Kyung Lock Kim1, Daehyung Kim2, Seongsil Lee3, Su-Jeong Kim1, Jung Eun Noh1, Joung-Hun Kim1, Young Chan Chae1, Jong-Bong Lee2,3 & Sung Ho Ryu1,3
1 Department of Life Sciences, Pohang University of Science and Technology (POSTECH), Pohang 790-784, Republic of Korea. 2 Department of Physics, Pohang University of Science and Technology (POSTECH), Pohang 790-784, Republic of Korea. 3 School of Interdisciplinary Bioscience and Bioengineering, Pohang University of Science and Technology (POSTECH), Pohang 790-784, Republic of Korea.
Correspondence to : Sung Ho Ryu
Abstract
Post-translational modifications (PTMs) of receptor tyrosine kinases (RTKs) at the plasma membrane (PM) determine the signal transduction efficacy alone and in combination. However, current approaches to identify PTMs provide ensemble results, inherently overlooking combinatorial PTMs in a single polypeptide molecule. Here, we describe a single-molecule blotting (SiMBlot) assay that combines biotinylation of cell surface receptors with single-molecule fluorescence microscopy.
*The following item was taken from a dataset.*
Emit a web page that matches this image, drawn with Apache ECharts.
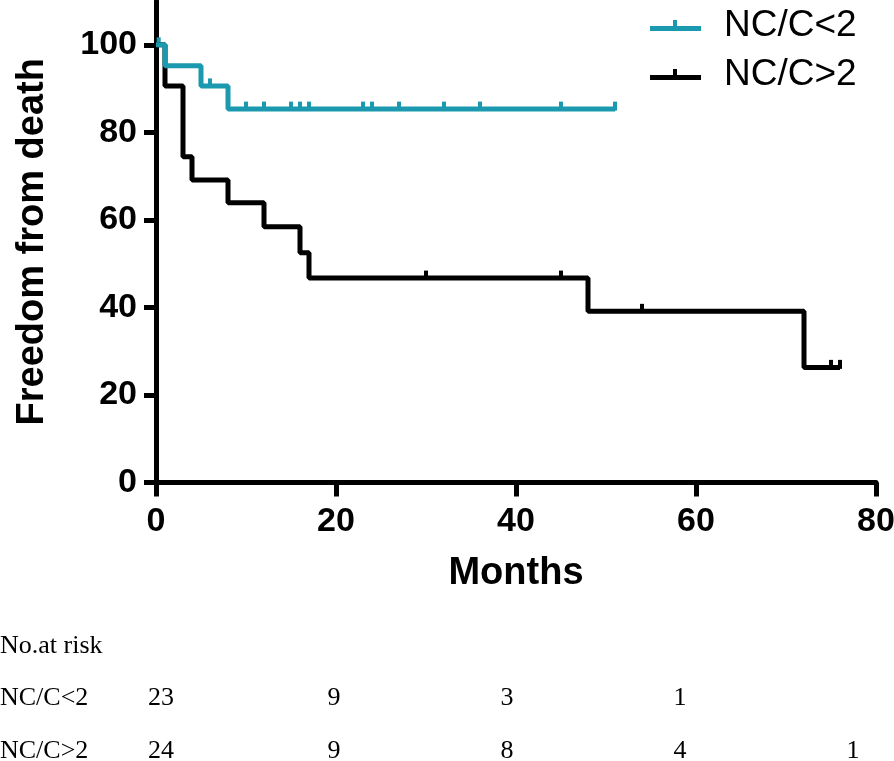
<!DOCTYPE html>
<html>
<head>
<meta charset="utf-8">
<title>NC/C survival</title>
<script src="https://cdn.jsdelivr.net/npm/echarts/dist/echarts.min.js"></script>
<style>
    html, body { margin: 0; padding: 0; background: #fff; }
    #main { width: 894px; height: 761px; }
</style>
</head>
<body>
<div id="main"></div>
<script>
// Kaplan-Meier steps [month, % free from death]
var lowSteps = [[0, 100], [1, 95.2], [5, 90.6], [8, 85.3], [51, 85.3]];
var highSteps = [[0, 100], [1, 90.6], [3, 74.4], [4, 69.1], [8, 63.9], [12, 58.4],
    [16, 52.5], [17, 46.7], [48, 39.1], [72, 26.3], [76, 26.3]];
// censored patients
var lowCensor = [[0.3, 100], [6, 90.6], [10, 85.3], [12, 85.3], [15, 85.3], [16, 85.3], [17, 85.3],
    [23, 85.3], [24, 85.3], [27, 85.3], [32, 85.3], [36, 85.3], [45, 85.3], [51, 85.3]];
var highCensor = [[30, 46.7], [45, 46.7], [54, 39.1], [75, 26.3], [76, 26.3]];

var yTicks = [0, 20, 40, 60, 80, 100];
var riskRows = ['No.at risk', 'NC/C<2', 'NC/C>2'];
var riskMonths = [0, 20, 40, 60, 80];
var riskLow = [23, 9, 3, 1];
var riskHigh = [24, 9, 8, 4, 1];

var blue = '#1b99ae';
var legendIcon = 'path://M0,6H51V11H0Z M23,0H27V6H23Z';

var riskData = [];
riskLow.forEach(function (n, i) { riskData.push([riskMonths[i], 1, n]); });
riskHigh.forEach(function (n, i) { riskData.push([riskMonths[i], 2, n]); });

var myChart = echarts.init(document.getElementById('main'));

option = {
    animation: false,
    legend: {
        orient: 'vertical',
        left: 645,
        top: 2,
        itemWidth: 51,
        itemHeight: 11,
        itemGap: 12,
        icon: legendIcon,
        data: ['NC/C<2', 'NC/C>2'],
        textStyle: {
            fontFamily: 'Liberation Sans',
            fontSize: 37,
            color: '#000',
            lineHeight: 36,
            padding: [0, 0, 0, 18]
        }
    },
    grid: [
        {left: 156, right: 18, top: 1, bottom: 278.5, outerBoundsMode: 'none'},
        {left: 161, right: 41, top: 646, bottom: 10, outerBoundsMode: 'none'}
    ],
    xAxis: [
        {
            gridIndex: 0,
            type: 'value',
            min: 0,
            max: 80,
            interval: 20,
            name: 'Months',
            nameLocation: 'middle',
            nameGap: 72,
            nameTextStyle: {fontFamily: 'Liberation Sans', fontWeight: 'bold', fontSize: 38, color: '#000'},
            axisLine: {lineStyle: {color: '#000', width: 5}},
            axisTick: {length: 14, lineStyle: {color: '#000', width: 5}},
            axisLabel: {margin: 22, fontFamily: 'Liberation Sans', fontWeight: 'bold', fontSize: 34, color: '#000'},
            splitLine: {show: false}
        },
        {
            gridIndex: 1,
            type: 'value',
            min: 0,
            max: 80,
            show: false
        }
    ],
    yAxis: [
        {
            gridIndex: 0,
            type: 'value',
            min: 0,
            max: 110,
            interval: 20,
            name: 'Freedom from death',
            nameLocation: 'middle',
            nameGap: 104,
            nameTextStyle: {fontFamily: 'Liberation Sans', fontWeight: 'bold', fontSize: 38, color: '#000'},
            axisLine: {show: true, lineStyle: {color: '#000', width: 5}},
            axisTick: {show: true, length: 12, customValues: yTicks, lineStyle: {color: '#000', width: 5}},
            axisLabel: {margin: 19, customValues: yTicks, fontFamily: 'Liberation Sans', fontWeight: 'bold', fontSize: 34, color: '#000'},
            splitLine: {show: false}
        },
        {
            gridIndex: 1,
            type: 'value',
            min: 0,
            max: 2,
            interval: 1,
            inverse: true,
            axisLine: {show: false},
            axisTick: {show: false},
            splitLine: {show: false},
            axisLabel: {
                align: 'left',
                margin: 161,
                fontFamily: 'Liberation Serif',
                fontSize: 26,
                color: '#000',
                formatter: function (v) { return riskRows[v]; }
            }
        }
    ],
    series: [
        {
            name: 'NC/C>2',
            type: 'line',
            step: 'end',
            showSymbol: false,
            color: '#000',
            lineStyle: {width: 5, color: '#000'},
            data: highSteps
        },
        {
            name: 'NC/C>2',
            type: 'scatter',
            symbol: 'rect',
            symbolSize: [4, 9],
            symbolOffset: [0, -3],
            itemStyle: {color: '#000', opacity: 1},
            data: highCensor
        },
        {
            name: 'NC/C<2',
            type: 'line',
            step: 'end',
            showSymbol: false,
            color: blue,
            lineStyle: {width: 5, color: blue},
            data: lowSteps
        },
        {
            name: 'NC/C<2',
            type: 'scatter',
            symbol: 'rect',
            symbolSize: [4, 9],
            symbolOffset: [0, -3],
            itemStyle: {color: blue, opacity: 1},
            data: lowCensor
        },
        {
            name: 'risk',
            type: 'scatter',
            xAxisIndex: 1,
            yAxisIndex: 1,
            symbolSize: 0,
            silent: true,
            itemStyle: {opacity: 1},
            label: {
                show: true,
                position: 'inside',
                fontFamily: 'Liberation Serif',
                fontSize: 26,
                color: '#000',
                formatter: function (p) { return p.value[2]; }
            },
            data: riskData
        }
    ]
};
/*调用option生成图表*/
myChart.setOption(option);
</script>
</body>
</html>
This method enables quantitative measurement of the phosphorylation status of individual membrane receptor molecules and colocalization analysis of multiple immunofluorescence signals to directly visualize pairwise site-specific phosphorylation patterns at the single-molecule level. Strikingly, application of SiMBlot to study ligand-dependent epidermal growth factor receptor (EGFR) phosphorylation, which is widely thought to be multi-phosphorylated, reveals that EGFR on cell membranes is hardly multi-phosphorylated, unlike in vitro autophosphorylated EGFR. Therefore, we expect SiMBlot to aid understanding of vast combinatorial PTM patterns, which are concealed in ensemble methods, and to broaden knowledge of RTK signaling.